As presidential candidates Donald Trump and Carly Fiorina like to keep telling us, being a CEO gives them exactly the right skills to lead this country. Does it? There's plenty of management experts who can vouch for or discount such thinking. Even Jamie Dimon of JP Morgan seemed to throw cold water on that idea last week in Detroit when he said: “I don’t think because you are a CEO you have the right tools. My experience in Washington and in politics–it’s kind of like 3-dimensional chess and you can lie.”
But one thing is clear: watching the GOP race for the White House is giving us plenty of rich material on what it takes to succeed and what not to do once you’re on top (ie. Trump’s latest weird twitter controversy).

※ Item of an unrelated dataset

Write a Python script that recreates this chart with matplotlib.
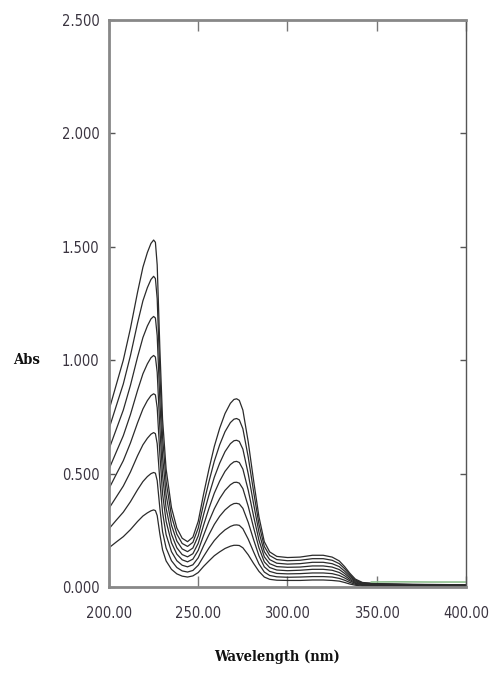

One of these candidates or both may eventually fail but that doesn’t mean they haven’t employed some crafty ways to win the hearts and minds of voters–and in the process, provided us with a few lessons in business. Here are my 5 favorite:
1. Make your voice heard: From the outset, it wasn’t difficult to hear Donald Trump’s voice loud and clear among the din of Republican contenders. But it’s been fascinating to see the biggest agitator so far hasn’t been the loud-mouthed New Jersey Governor Chris Christie but Fiorina. And it isn’t lost on many folks that she’s the lone woman in the wolf pack of male candidates. Particularly impressive was how she publicly advocated for herself to be included in the second round of debates even though her numbers were still pretty insignificant. How many times have you heard the line that to succeed you must make your voice heard, even when nobody is paying attention? Knowing who you are and what you are capable of and then forging ahead even when you’re the underdog is a characteristic many successful people have.
2. Be prepared, prepared, prepared: Fiorina won the debate last week because she appeared to be the most prepared out of all the candidates for whatever question came her way. I can’t hear enough from CEOs, entrepreneurs and others about how important preparation is and what short shrift people give this task. For some reason, many people think “winging it” is a sign of intelligence. It’s not. CEOs don’t have a lot of time to prepare but the really good ones know their stuff stone cold before an important event, call, presentation, meeting.
3. Words are a powerful motivational tool: Let’s face it: we don’t have a single idea how Trump or Fiorina would really govern this country. Therefore, what they tell us and how they tell us becomes that much more important. Similarly, great business leaders must motivate through words–how they convey their message is just as important as the message itself. I can’t tell you how many CEOs fail at communicating well, thus demoralizing or disaffecting their workers. Many fall into platitudes and corporate speak. The best business leaders have a great style about their communication–think of Warren Buffett and how almost every businessperson hangs on his every word in the annual letter. Or Jack Welch. A distinct style is an incredibly effective way of galvanizing and motivating workers.
4. You need a lot of stamina: I was recently talking about the qualities of a chief executive at a conference and someone asked if you needed to be “superhuman.” Maybe not exactly superhuman, but part of being a great leader is being able to withstand what others cannot. You have to be calm in the middle of disaster; make decisions when chaos erupts; go right when everyone else is going left. This also includes being physically able to handle a schedule that few would want. Meetings from 5 am, calls well into the night, travel that’s constant and unrelenting. One chief executive said to me it is the absolute most physically demanding job. You saw some of that onstage last week–each candidate had to stand there for three hours of questioning under bright lights and national scrutiny. Others might wilt under the pressure, but if you’re truly built for this job, you can physically endure the demands, which is exactly what they all did.
5. Know when to exit: As I was writing this, news broke that candidate Scott Walker was suspending his campaign. Basically, he looked at the reality of his single digit poll numbers (in some cases, he didn’t even register anymore) and decided to fold. Whatever led to the demise of his campaign, at least he made the right decision: exit when you know you can’t win. Business leaders often find themselves in trouble when they stay in a market or a product for too long, even when the numbers are telling them a story of failure. Part of being a good leader is knowing when to exit, even if that includes yourself, for the greater good of your company or in Governor Walker’s case, for his party. And keep in mind, leaving early always imparts a better aftertaste than overstaying your welcome. I’m sure there are plenty of GOP candidates who feel the same way about their peers.